___ Record excerpts ___

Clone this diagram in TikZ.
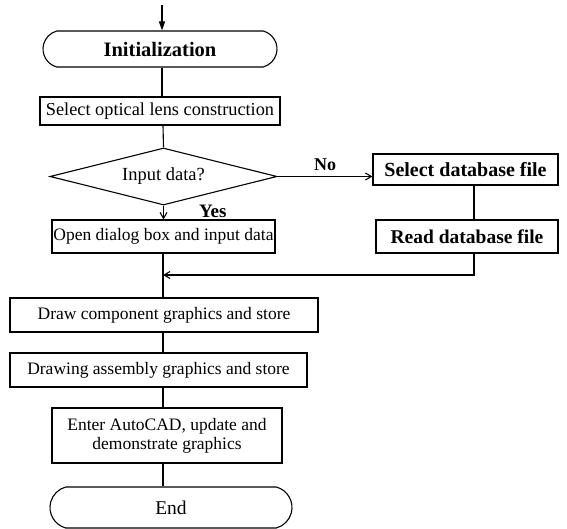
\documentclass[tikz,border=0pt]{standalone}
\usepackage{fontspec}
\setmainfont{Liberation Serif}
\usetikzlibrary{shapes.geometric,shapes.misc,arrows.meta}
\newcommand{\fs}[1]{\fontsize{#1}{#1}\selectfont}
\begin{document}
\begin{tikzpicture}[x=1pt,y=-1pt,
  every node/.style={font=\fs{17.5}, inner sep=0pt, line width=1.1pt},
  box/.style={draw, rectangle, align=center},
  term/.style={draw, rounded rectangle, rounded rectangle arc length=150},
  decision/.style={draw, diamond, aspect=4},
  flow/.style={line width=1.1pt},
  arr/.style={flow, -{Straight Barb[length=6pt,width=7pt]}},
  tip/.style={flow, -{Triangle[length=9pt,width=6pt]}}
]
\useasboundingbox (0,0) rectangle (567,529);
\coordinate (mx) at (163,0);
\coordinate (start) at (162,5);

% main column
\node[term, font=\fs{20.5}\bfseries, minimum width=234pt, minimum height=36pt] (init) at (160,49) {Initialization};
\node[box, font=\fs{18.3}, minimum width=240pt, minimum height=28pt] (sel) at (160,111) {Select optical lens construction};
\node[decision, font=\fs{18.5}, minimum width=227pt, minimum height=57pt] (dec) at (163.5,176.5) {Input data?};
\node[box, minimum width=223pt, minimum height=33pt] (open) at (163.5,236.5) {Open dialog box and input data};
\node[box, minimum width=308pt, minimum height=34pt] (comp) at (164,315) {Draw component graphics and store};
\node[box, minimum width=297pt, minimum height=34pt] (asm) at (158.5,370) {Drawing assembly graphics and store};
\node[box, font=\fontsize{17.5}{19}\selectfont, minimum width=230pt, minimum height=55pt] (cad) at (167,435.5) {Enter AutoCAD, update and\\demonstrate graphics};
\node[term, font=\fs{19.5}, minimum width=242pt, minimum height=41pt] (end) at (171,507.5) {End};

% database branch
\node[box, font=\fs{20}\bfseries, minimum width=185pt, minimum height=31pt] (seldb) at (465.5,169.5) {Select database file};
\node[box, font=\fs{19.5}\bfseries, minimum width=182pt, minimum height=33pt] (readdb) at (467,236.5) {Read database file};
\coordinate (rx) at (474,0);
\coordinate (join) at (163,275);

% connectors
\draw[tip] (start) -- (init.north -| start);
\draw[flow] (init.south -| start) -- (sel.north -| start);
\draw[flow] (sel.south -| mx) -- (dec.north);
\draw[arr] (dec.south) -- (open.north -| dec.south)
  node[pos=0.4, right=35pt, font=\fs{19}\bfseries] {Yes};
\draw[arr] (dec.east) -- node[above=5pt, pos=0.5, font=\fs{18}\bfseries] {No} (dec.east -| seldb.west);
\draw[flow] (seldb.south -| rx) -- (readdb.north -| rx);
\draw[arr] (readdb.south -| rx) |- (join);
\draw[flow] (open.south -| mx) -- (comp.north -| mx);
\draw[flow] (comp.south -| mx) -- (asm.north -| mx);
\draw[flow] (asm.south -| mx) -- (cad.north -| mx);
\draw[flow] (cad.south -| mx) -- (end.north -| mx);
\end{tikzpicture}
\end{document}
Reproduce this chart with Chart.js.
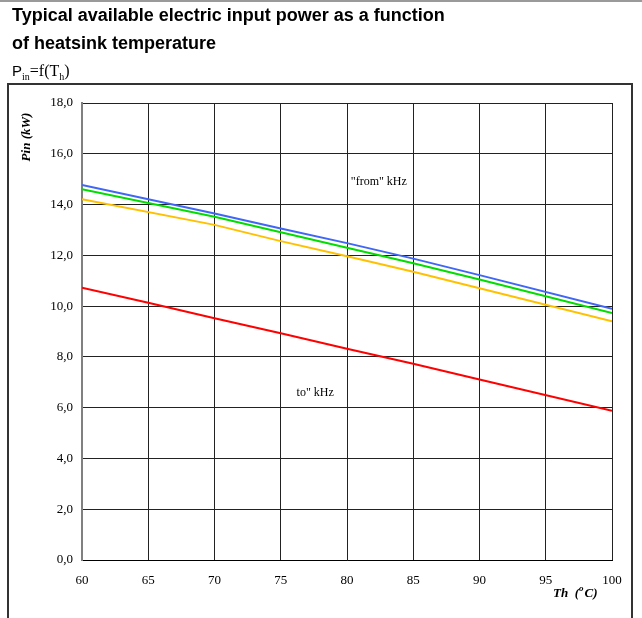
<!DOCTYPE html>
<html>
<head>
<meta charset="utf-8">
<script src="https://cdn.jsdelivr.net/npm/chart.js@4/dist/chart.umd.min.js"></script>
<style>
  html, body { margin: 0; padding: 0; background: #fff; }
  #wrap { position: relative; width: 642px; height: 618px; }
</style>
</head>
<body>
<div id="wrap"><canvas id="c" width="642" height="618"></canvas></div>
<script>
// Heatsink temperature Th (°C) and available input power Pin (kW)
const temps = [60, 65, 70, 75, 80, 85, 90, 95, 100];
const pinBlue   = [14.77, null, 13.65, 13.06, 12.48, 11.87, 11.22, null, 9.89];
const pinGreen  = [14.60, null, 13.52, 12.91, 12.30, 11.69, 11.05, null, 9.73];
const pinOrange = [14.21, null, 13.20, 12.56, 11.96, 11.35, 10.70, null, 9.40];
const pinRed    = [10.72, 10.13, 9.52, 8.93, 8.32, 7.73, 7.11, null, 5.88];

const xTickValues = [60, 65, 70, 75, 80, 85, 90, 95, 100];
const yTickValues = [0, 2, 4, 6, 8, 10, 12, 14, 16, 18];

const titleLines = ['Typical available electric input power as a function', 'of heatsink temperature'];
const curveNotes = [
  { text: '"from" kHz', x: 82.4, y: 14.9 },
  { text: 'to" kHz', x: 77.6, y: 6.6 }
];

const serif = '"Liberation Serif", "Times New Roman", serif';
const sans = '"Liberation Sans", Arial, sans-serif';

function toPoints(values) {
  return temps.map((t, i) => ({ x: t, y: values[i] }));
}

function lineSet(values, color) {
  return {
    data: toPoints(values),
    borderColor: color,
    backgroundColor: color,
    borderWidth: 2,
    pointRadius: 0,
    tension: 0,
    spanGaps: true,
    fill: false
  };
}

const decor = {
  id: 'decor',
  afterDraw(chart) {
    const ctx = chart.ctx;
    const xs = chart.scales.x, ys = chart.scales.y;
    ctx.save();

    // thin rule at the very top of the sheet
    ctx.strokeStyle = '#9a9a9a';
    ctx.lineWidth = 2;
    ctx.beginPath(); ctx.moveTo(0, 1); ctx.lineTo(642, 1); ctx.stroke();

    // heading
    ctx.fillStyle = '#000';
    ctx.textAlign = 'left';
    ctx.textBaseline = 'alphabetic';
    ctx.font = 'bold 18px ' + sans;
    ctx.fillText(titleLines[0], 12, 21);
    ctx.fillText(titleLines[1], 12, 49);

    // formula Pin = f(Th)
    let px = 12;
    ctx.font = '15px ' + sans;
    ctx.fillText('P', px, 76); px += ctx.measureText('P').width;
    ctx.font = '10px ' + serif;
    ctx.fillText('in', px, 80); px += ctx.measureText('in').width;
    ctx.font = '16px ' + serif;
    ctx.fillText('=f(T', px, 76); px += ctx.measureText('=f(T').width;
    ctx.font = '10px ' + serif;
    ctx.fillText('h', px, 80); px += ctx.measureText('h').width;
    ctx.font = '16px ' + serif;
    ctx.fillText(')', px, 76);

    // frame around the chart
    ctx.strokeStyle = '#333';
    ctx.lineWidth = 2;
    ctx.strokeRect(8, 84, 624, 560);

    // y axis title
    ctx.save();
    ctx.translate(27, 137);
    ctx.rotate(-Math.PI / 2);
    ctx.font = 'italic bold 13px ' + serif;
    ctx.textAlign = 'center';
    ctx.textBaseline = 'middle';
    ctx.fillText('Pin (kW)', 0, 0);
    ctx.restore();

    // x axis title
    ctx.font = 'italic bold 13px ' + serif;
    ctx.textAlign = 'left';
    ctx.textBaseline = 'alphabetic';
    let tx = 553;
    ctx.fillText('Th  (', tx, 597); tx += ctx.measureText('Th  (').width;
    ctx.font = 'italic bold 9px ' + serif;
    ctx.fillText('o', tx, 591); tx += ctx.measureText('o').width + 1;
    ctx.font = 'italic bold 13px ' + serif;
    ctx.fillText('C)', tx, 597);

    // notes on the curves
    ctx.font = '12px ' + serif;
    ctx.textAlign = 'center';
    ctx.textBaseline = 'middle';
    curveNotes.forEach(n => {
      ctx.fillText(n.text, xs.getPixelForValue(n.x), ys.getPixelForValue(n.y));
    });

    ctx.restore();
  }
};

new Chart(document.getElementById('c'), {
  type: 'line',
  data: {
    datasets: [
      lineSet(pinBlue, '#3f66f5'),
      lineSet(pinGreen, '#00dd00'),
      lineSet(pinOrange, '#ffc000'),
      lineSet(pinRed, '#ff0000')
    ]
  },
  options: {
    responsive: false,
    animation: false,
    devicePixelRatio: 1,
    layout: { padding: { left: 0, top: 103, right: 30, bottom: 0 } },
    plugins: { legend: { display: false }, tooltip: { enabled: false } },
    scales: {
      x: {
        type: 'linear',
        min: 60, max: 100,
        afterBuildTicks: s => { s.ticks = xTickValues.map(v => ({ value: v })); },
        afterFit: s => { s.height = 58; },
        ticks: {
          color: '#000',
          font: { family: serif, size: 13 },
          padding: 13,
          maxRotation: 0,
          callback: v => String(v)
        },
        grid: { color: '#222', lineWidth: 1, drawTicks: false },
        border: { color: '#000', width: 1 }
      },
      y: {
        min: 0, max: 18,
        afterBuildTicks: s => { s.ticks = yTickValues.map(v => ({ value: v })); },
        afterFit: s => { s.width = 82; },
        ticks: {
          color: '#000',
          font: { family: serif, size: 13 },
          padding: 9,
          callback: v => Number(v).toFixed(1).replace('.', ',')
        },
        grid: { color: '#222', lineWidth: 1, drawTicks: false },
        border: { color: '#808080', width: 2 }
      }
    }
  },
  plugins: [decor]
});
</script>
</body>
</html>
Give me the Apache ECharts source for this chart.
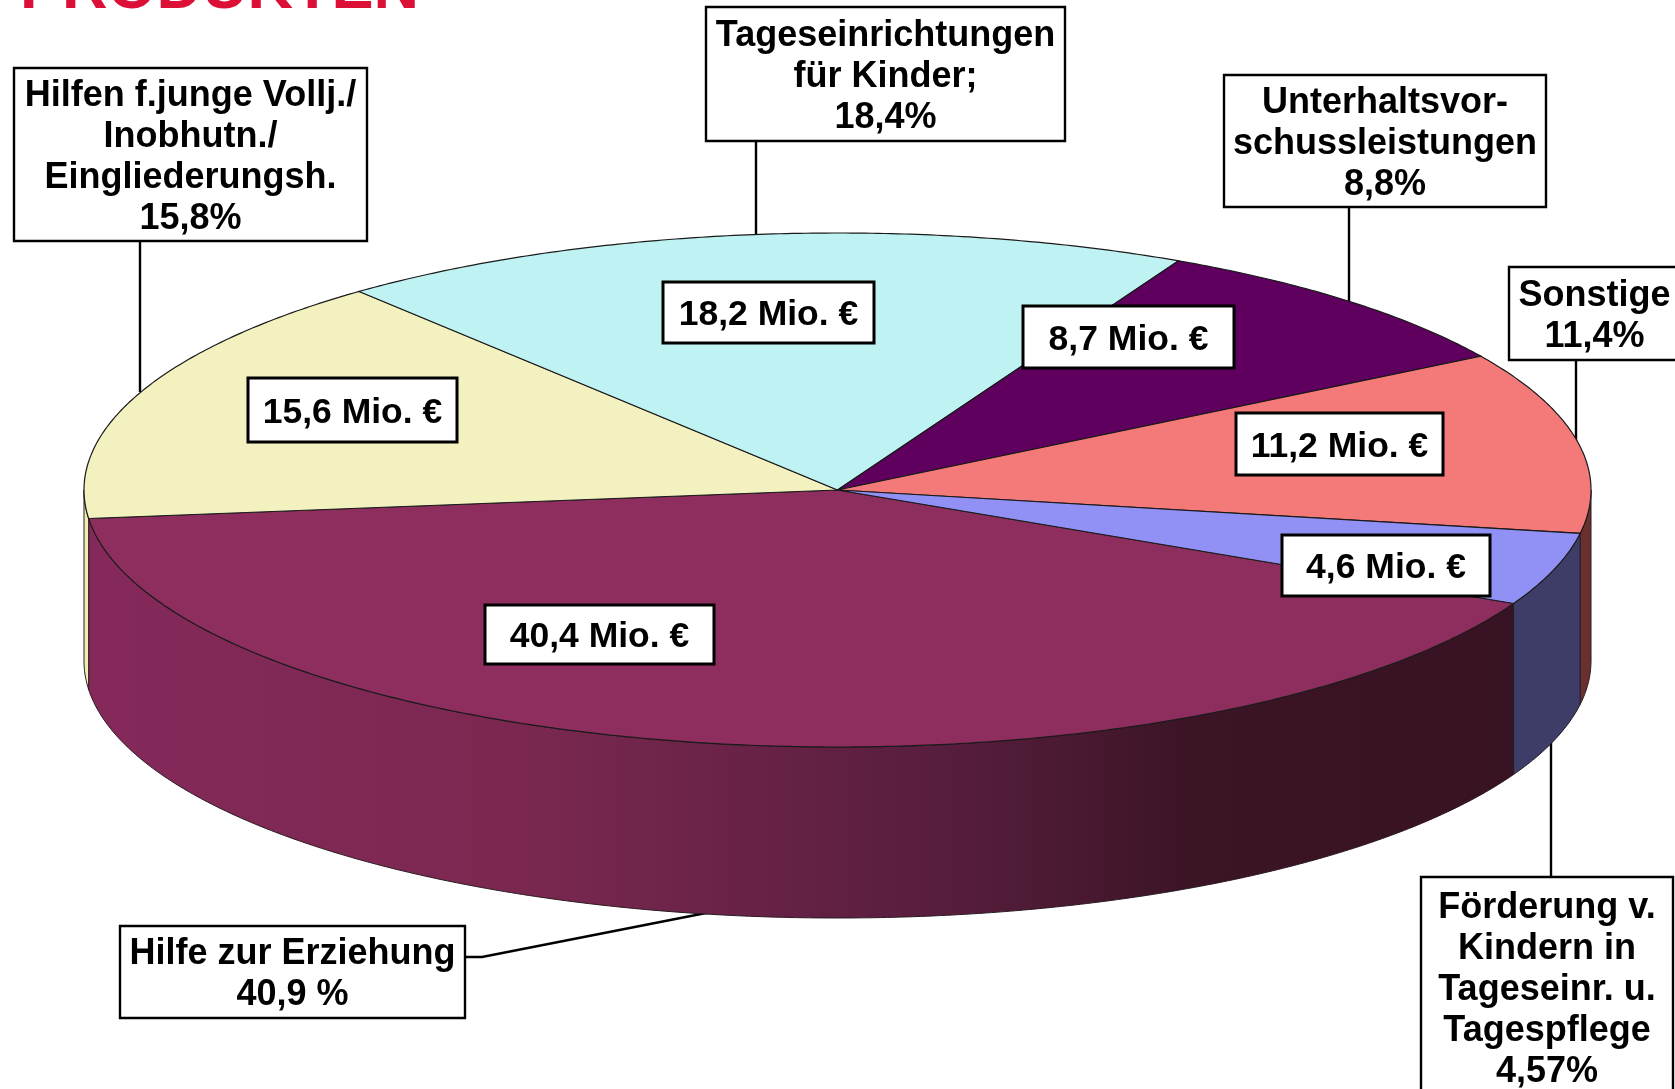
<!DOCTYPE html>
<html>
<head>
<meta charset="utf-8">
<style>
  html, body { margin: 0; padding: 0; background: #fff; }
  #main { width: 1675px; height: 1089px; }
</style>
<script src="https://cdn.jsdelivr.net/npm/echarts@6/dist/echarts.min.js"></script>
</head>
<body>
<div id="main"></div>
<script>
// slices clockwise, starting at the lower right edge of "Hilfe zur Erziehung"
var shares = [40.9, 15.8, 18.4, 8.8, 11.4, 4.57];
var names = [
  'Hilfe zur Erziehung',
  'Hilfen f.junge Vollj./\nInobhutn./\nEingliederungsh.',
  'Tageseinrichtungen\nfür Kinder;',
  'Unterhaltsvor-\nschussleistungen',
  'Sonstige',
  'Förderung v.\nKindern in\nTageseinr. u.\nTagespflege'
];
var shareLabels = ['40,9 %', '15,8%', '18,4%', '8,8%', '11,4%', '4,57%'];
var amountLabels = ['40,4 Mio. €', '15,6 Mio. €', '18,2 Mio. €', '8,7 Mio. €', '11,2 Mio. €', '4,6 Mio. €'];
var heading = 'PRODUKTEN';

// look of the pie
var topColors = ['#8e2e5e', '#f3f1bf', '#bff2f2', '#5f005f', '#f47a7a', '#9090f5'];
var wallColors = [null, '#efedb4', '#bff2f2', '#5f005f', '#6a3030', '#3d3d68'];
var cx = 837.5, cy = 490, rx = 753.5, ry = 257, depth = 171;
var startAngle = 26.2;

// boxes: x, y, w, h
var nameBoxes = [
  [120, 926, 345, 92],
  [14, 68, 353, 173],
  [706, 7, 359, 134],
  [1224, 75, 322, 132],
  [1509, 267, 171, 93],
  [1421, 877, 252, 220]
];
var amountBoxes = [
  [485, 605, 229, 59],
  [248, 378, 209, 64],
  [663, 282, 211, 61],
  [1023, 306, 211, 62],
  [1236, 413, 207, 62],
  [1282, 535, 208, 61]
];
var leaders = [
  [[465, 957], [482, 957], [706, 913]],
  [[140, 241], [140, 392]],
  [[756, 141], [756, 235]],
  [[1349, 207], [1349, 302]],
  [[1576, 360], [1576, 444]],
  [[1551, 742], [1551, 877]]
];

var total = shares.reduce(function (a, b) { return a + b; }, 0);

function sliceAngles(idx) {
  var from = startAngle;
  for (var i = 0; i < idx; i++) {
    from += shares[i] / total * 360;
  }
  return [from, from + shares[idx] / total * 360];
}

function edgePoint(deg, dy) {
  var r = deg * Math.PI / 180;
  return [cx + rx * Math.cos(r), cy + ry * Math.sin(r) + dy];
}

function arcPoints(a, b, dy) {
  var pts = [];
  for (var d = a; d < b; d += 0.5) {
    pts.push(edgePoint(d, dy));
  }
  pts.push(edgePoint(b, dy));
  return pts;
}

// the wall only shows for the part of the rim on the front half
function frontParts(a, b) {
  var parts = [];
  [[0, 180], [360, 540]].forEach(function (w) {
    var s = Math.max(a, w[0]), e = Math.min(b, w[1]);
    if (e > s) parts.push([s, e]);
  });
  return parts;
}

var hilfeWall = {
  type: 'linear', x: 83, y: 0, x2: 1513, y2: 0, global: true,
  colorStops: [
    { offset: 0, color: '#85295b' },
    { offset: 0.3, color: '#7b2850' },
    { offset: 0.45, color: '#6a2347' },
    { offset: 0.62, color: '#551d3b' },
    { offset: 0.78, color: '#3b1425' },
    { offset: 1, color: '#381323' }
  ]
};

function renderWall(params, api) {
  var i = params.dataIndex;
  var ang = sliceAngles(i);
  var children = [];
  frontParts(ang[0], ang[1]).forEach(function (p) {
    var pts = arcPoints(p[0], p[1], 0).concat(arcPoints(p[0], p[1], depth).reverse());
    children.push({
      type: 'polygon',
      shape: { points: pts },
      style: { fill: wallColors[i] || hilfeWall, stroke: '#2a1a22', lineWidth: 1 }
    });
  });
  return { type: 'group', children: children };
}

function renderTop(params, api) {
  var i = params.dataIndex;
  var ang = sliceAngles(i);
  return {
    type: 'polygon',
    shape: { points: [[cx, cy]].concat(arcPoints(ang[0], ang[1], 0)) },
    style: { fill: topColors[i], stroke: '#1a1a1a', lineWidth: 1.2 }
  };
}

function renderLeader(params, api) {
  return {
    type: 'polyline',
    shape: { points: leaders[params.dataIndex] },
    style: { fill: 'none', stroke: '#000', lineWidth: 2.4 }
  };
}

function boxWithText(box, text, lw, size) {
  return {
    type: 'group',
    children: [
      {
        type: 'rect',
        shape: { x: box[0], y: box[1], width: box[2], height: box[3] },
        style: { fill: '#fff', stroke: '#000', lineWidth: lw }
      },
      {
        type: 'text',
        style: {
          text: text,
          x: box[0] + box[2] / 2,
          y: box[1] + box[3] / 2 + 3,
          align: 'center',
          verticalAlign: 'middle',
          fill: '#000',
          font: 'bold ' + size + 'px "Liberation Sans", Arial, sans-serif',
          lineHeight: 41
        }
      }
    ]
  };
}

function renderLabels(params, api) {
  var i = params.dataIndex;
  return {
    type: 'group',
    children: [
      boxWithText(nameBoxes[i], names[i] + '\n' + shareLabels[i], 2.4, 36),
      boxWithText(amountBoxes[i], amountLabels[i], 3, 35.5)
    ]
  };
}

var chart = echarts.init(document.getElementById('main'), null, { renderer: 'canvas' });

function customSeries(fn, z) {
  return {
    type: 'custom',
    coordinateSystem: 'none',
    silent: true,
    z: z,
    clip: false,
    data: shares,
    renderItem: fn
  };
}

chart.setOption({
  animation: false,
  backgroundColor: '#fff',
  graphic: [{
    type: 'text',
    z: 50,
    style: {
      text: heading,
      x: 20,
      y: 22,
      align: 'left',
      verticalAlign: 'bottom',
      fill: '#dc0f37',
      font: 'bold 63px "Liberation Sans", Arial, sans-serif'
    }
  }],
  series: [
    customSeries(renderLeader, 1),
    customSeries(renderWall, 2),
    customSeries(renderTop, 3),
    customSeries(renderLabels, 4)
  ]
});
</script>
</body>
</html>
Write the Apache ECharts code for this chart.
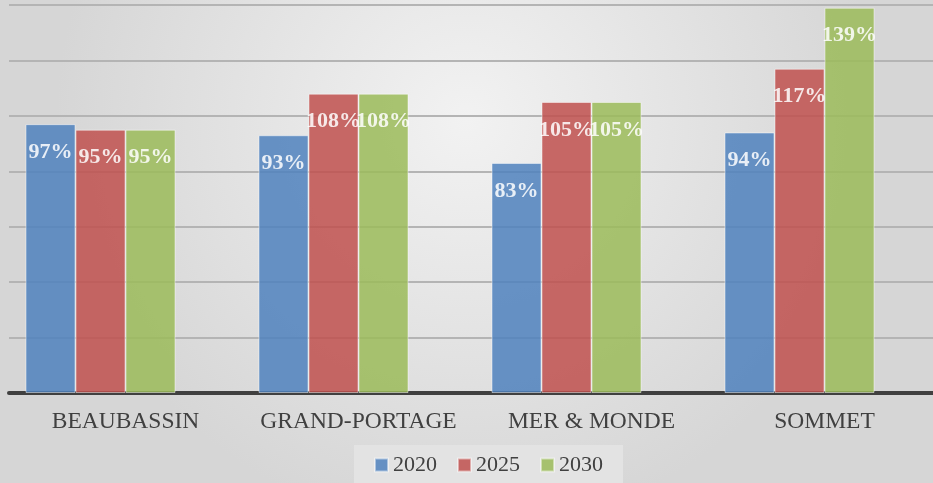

___

## Goal
Return each line of the listing that holds the string "Apache".

## Complete response
Give me the Apache ECharts source for this chart.
Write the Apache ECharts code for this chart.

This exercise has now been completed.